Sound cards usually feature a digital-to-analog converter (DAC), which converts recorded or generated digital data into an analog format. The output signal is connected to an amplifier, headphones, or external device using standard interconnects, such as a TRS connector or an RCA connector
If the number and size of connectors is too large for the space on the backplate the connectors will be off-board, typically using a breakout box, or an auxiliary backplate. More advanced cards usually include more than one sound chip to provide for higher data rates and multiple simultaneous functionality, eg between digital sound production and synthesized sounds (usually for real-time generation of music and sound effects using minimal data and CPU time). Digital sound reproduction is usually done with multi-channel DACs, which are capable of multiple digital samples simultaneously at different pitches and volumes, or optionally applying real-time effects like filtering or distortion. Multi-channel digital sound playback can also be used for music synthesis when used with a compliance, and even multiple-channel emulation. This approach has become common as manufacturers seek to simplify the design and the cost of sound cards.
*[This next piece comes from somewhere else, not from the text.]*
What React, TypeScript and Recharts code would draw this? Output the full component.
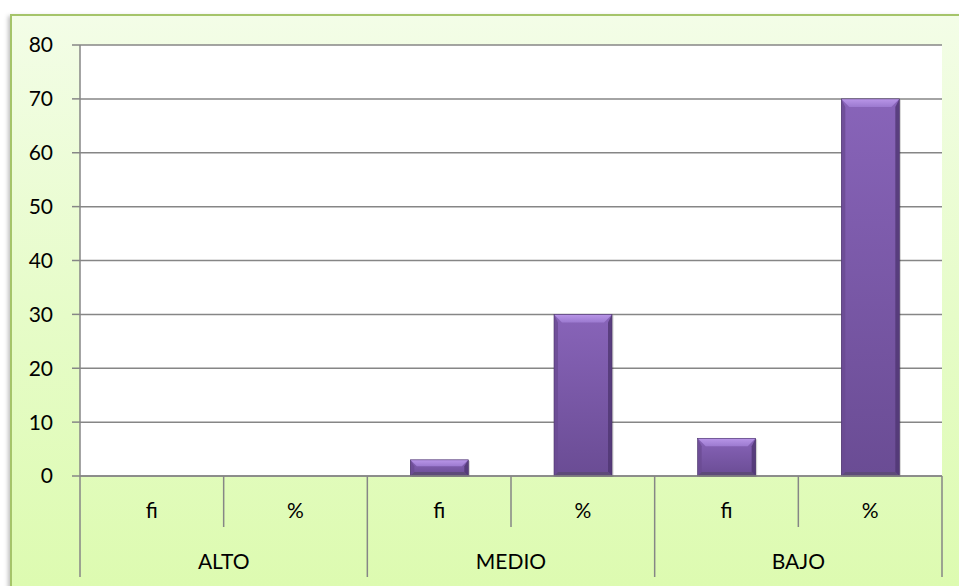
import React from 'react';
import { BarChart, Bar, XAxis, YAxis, CartesianGrid } from 'recharts';

const subLabels = ['fi', '%', 'fi', '%', 'fi', '%'];
const groupLabels = ['ALTO', 'ALTO', 'MEDIO', 'MEDIO', 'BAJO', 'BAJO'];
const values = [0, 0, 3, 30, 7, 70];
const yTicks = [0, 10, 20, 30, 40, 50, 60, 70, 80];

const data = subLabels.map((s, i) => ({ key: `${groupLabels[i]}-${s}-${i}`, sub: s, group: groupLabels[i], value: values[i] }));

const W = 959;
const H = 586;
const M = { top: 45, right: 17, bottom: 0, left: 0 };
const XH = 110;
const YW = 80;
const PLOT_W = W - M.left - M.right - YW;
const BAND = PLOT_W / data.length;
const FONT = 'Lato, "Open Sans", sans-serif';
const FS = 21;
const GRID = '#868686';

const BevelBar = (props: any) => {
  const { x, y, width, height } = props;
  if (!height || height <= 0) return null;
  const b = Math.min(8, height / 2.5);
  const s = Math.min(4, height / 3);
  return (
    <g>
      <rect x={x + 1.5} y={y + 1} width={width} height={height} fill="rgba(0,0,0,0.18)" />
      <rect x={x} y={y} width={width} height={height} fill="url(#barFace)" />
      <polygon points={`${x},${y} ${x + width},${y} ${x + width - b},${y + b} ${x + b},${y + b}`} fill="url(#barTop)" />
      <polygon points={`${x},${y} ${x + s},${y + b} ${x + s},${y + height - s} ${x},${y + height}`} fill="#6a4b92" opacity={0.8} />
      <polygon points={`${x + width},${y} ${x + width - s},${y + b} ${x + width - s},${y + height - s} ${x + width},${y + height}`} fill="#4f3672" opacity={0.8} />
      <polygon points={`${x},${y + height} ${x + s},${y + height - s} ${x + width - s},${y + height - s} ${x + width},${y + height}`} fill="#5e4a7a" />
      <rect x={x} y={y} width={width} height={height} fill="none" stroke="#4a3468" strokeWidth={0.6} />
    </g>
  );
};

const XTick = (props: any) => {
  const { x, y, payload, index } = props;
  const i = typeof index === 'number' ? index : payload.index;
  const left = x - BAND / 2;
  const isGroupStart = i % 2 === 0;
  const y0 = H - XH;
  const items: any[] = [];
  items.push(<line key="l" x1={left} y1={y0} x2={left} y2={isGroupStart ? y0 + 101 : y0 + 51} stroke={GRID} strokeWidth={1.5} />);
  if (i === data.length - 1) {
    items.push(<line key="r" x1={left + BAND} y1={y0} x2={left + BAND} y2={y0 + 101} stroke={GRID} strokeWidth={1.5} />);
  }
  items.push(
    <text key="t" x={x} y={y0 + 42} textAnchor="middle" fontSize={FS} fontFamily={FONT} fill="#000">
      {data[i].sub}
    </text>
  );
  if (!isGroupStart) {
    items.push(
      <text key="g" x={left} y={y0 + 93} textAnchor="middle" fontSize={FS} fontFamily={FONT} fill="#000">
        {data[i].group}
      </text>
    );
  }
  return <g>{items}</g>;
};

export default function App() {
  return (
    <div style={{ position: 'absolute', left: 0, top: 0, width: W, height: H, overflow: 'hidden' }}>
      <div
        style={{
          position: 'absolute',
          left: 10,
          top: 14,
          width: 970,
          height: 600,
          border: '2px solid #a5c46a',
          background: 'linear-gradient(to bottom, #f3fde7 0%, #e6fcc8 50%, #dcfbae 100%)',
          boxShadow: '-2px 2px 4px rgba(0,0,0,0.25)',
        }}
      />
      <div style={{ position: 'absolute', left: 0, top: 0 }}>
        <BarChart width={W} height={H} data={data} margin={M}>
          <defs>
            <linearGradient id="barFace" x1="0" y1="0" x2="0" y2="1">
              <stop offset="0%" stopColor="#8864b9" />
              <stop offset="100%" stopColor="#6a4c94" />
            </linearGradient>
            <linearGradient id="barTop" x1="0" y1="0" x2="0" y2="1">
              <stop offset="0%" stopColor="#b996e8" />
              <stop offset="100%" stopColor="#9c7ad0" />
            </linearGradient>
          </defs>
          <CartesianGrid vertical={false} stroke={GRID} strokeWidth={1.5} fill="#ffffff" />
          <XAxis
            dataKey="key"
            interval={0}
            tickLine={false}
            axisLine={{ stroke: GRID, strokeWidth: 1.5 }}
            tick={<XTick />}
            height={XH}
          />
          <YAxis
            width={YW}
            domain={[0, 80]}
            ticks={yTicks}
            interval={0}
            tickSize={8}
            tickMargin={19}
            tickLine={{ stroke: GRID, strokeWidth: 1.5 }}
            axisLine={{ stroke: GRID, strokeWidth: 1.5 }}
            tick={{ fontSize: FS, fontFamily: FONT, fill: '#000' }}
          />
          <Bar dataKey="value" barSize={58} isAnimationActive={false} shape={<BevelBar />} />
        </BarChart>
      </div>
    </div>
  );
}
Most sound cards have a line in connector for signal from a cassette tape recorder or similar sound source. The sound card digitizes this signal and stores it (under control of appropriate matching computer software) on the computer's hard disk for storage, editing, or further processing. Another common external connector is the microphone connector, for use by a microphone or other low level input device. Input through a microphone jack can then be used by speech recognition software or for Voice over IP applications.